The shadow of 1972 has not fully receded. It lingers in the distrust between factions, in the suspicion that consensus is weakness, and in the reflex to treat difference as a threat rather than a resource. Yet even as these divisions are acknowledged, they need not become the permanent grammar of Eritrean politics. The legacy of the liberation era cannot be confined to the tally of who prevailed and who was exiled. It is also the endurance of sacrifice, the persistence of struggle, and the dream of self-determination that animated countless fighters across movements. To enshrine betrayal as the sole memory is to let yesterday’s wounds dictate tomorrow’s possibilities. To treat it instead as a warning is to open the way for a different inheritance, one that resists the normalization of suspicion and exclusion.
Awate’s Enduring Symbol, 1961 and Beyond
If federation represents the squandered opportunity and fratricide the abiding wound, then September 1, 1961, remains the counterweight. On that day, Hamid Idris Awate and his comrades fired the first shots of the armed struggle. In so doing, they affirmed that Eritrea’s identity would not be erased in silence.

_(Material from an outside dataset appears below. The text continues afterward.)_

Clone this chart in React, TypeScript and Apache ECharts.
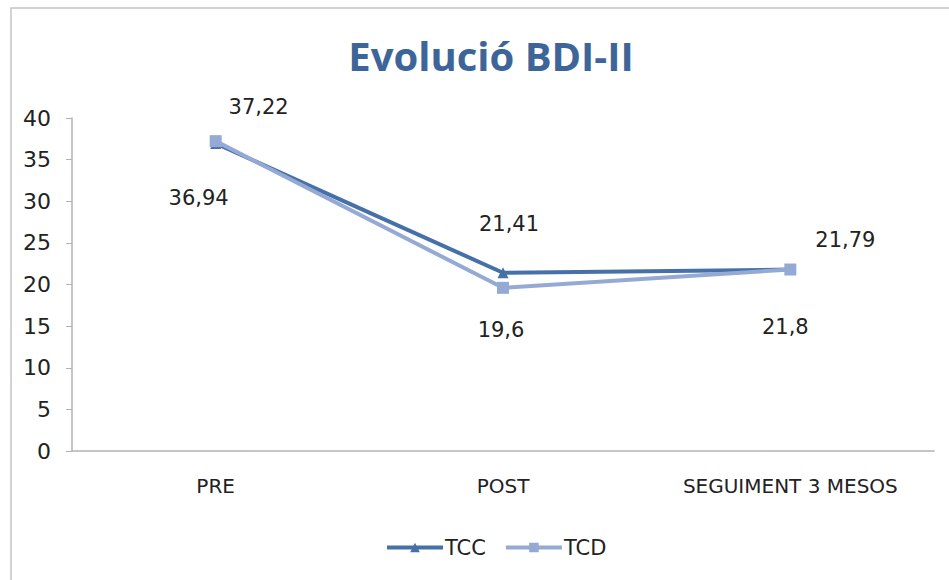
import React, { useEffect, useRef } from "react";
import * as echarts from "echarts";

const categories = ["PRE", "POST", "SEGUIMENT 3 MESOS"];
const tccValues = [36.94, 21.41, 21.79];
const tcdValues = [37.22, 19.6, 21.8];
const yTicks = { min: 0, max: 40, interval: 5 };

const tccOffsets = [[-17, 55], [6, -49], [55, -30]];
const tcdOffsets = [[43, -34], [-2, 42], [-5, 57]];

const fmt = (v: number) => String(v).replace(".", ",");

export default function App() {
  const ref = useRef<HTMLDivElement>(null);
  useEffect(() => {
    const chart = echarts.init(ref.current!, null, { renderer: "svg" });
    const font = "'DejaVu Sans', 'Noto Sans', sans-serif";
    const mkData = (vals: number[], offs: number[][]) =>
      vals.map((v, i) => ({
        value: v,
        label: {
          show: true,
          position: "inside",
          offset: offs[i],
          formatter: fmt(v),
          color: "#222",
          fontSize: 21,
          fontFamily: font,
        },
      }));
    chart.setOption({
      animation: false,
      backgroundColor: "#fff",
      graphic: [
        {
          type: "rect",
          shape: { x: 11, y: 8, width: 960, height: 600 },
          style: { fill: "none", stroke: "#c4c4c4", lineWidth: 1.5 },
          silent: true,
          z: -1,
        },
      ],
      title: {
        text: "Evolució BDI-II",
        left: 486,
        textAlign: "center",
        top: 30,
        textStyle: {
          color: "#3d6599",
          fontSize: 40,
          fontWeight: "bold",
          fontFamily: "'Open Sans', 'Noto Sans', sans-serif",
        },
      },
      grid: { left: 72, right: 15, top: 118, bottom: 129 },
      legend: {
        top: 532,
        left: 380,
        itemWidth: 56,
        itemHeight: 12,
        itemGap: 18,
        lineStyle: { width: 4 },
        textStyle: { color: "#222", fontSize: 21, fontFamily: font, padding: [0, 0, 0, -3] },
        data: ["TCC", "TCD"],
      },
      xAxis: {
        type: "category",
        data: categories,
        boundaryGap: true,
        axisLine: { lineStyle: { color: "#b3b3b3", width: 1.5 } },
        axisTick: { show: false },
        axisLabel: { color: "#222", fontSize: 20, fontFamily: font, margin: 25, interval: 0 },
      },
      yAxis: {
        type: "value",
        min: yTicks.min,
        max: yTicks.max,
        interval: yTicks.interval,
        splitLine: { show: false },
        axisLine: { show: true, lineStyle: { color: "#b3b3b3", width: 1.5 } },
        axisTick: { show: true, inside: false, length: 6, lineStyle: { color: "#b3b3b3" } },
        axisLabel: { color: "#222", fontSize: 22, fontFamily: font, margin: 21 },
      },
      series: [
        {
          name: "TCC",
          type: "line",
          data: mkData(tccValues, tccOffsets),
          symbol: "triangle",
          symbolSize: 11,
          lineStyle: { color: "#4670a8", width: 4 },
          itemStyle: { color: "#4670a8" },
          z: 2,
        },
        {
          name: "TCD",
          type: "line",
          data: mkData(tcdValues, tcdOffsets),
          symbol: "rect",
          symbolSize: 12,
          lineStyle: { color: "#94aad4", width: 4 },
          itemStyle: { color: "#94aad4" },
          z: 3,
        },
      ],
    });
    return () => chart.dispose();
  }, []);
  return (
    <div
      ref={ref}
      style={{ position: "fixed", left: 0, top: 0, width: 949, height: 580 }}
    />
  );
}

Awate’s figure has resisted the politics of erasure. His monument stands in Eritrea as a reminder that some moments in history are too foundational to be dissolved. A book devoted to his life, the product of thirty-five years of meticulous research, was published within Eritrea itself, anchoring his story not only in memory but also in scholarship.
Yet there is a paradox in this enshrinement. Awate is honored, but the broader meaning of September 1 is often muted. His memory has been narrowed into the figure of a solitary founder rather than expanded into the inheritance of an entire people. To contrast Awate’s legacy is to insist that he belongs not to the state alone but to the civic imagination of every Eritrean.
Living with Complexity
History, when read in fragments, becomes a ledger of resentments. When read in conversation, it becomes a compass. The slow suffocation of the federation was not inevitable; it was a deliberate choice that squandered partnership. The fratricide of 1972 was not an aberration; it was the tragic consequence of a politics that privileged the gun over dialogue. Awate’s first shots were not merely an act of resistance; they were the beginning of a civic inheritance still awaiting full expression.
The challenge for Eritrea today is to remain in conversation with these echoes without being imprisoned by them. Memory must be honored, but it must also be interrogated. Sovereignty must be celebrated, but it must also be lived as justice, coexistence, and dignity.
Memory itself is a double-edged sword. It can replay resentments endlessly, turning history into a cycle of grievance, or it can be curated as a resource for resilience. Eritrea has already survived empire, fratricide, and exile; these very ordeals demonstrate a capacity to endure and to rebuild. The question is whether Eritreans will choose to define themselves only by their wounds or also by their ability to transform those wounds into a more inclusive national identity.
To converse with history is to recognize both the wounds and the promises it carries. Eritrea’s survival will depend not only on its ability to remember but on its courage to reinterpret, to revive, and to renew. This requires a humility that resists the temptation to weaponize memory and a courage that insists on building from it.
In the diaspora, where memory often hardens into grievance, conversation with history means allowing complexity to speak louder than slogans. Inside Eritrea, where silence is enforced, it means refusing to let monuments stand in place of the living voices still unaccounted for. In both places, the call is the same: to inhabit history not as a prison but as a dialogue, one that sustains a people’s dignity even in the face of fracture.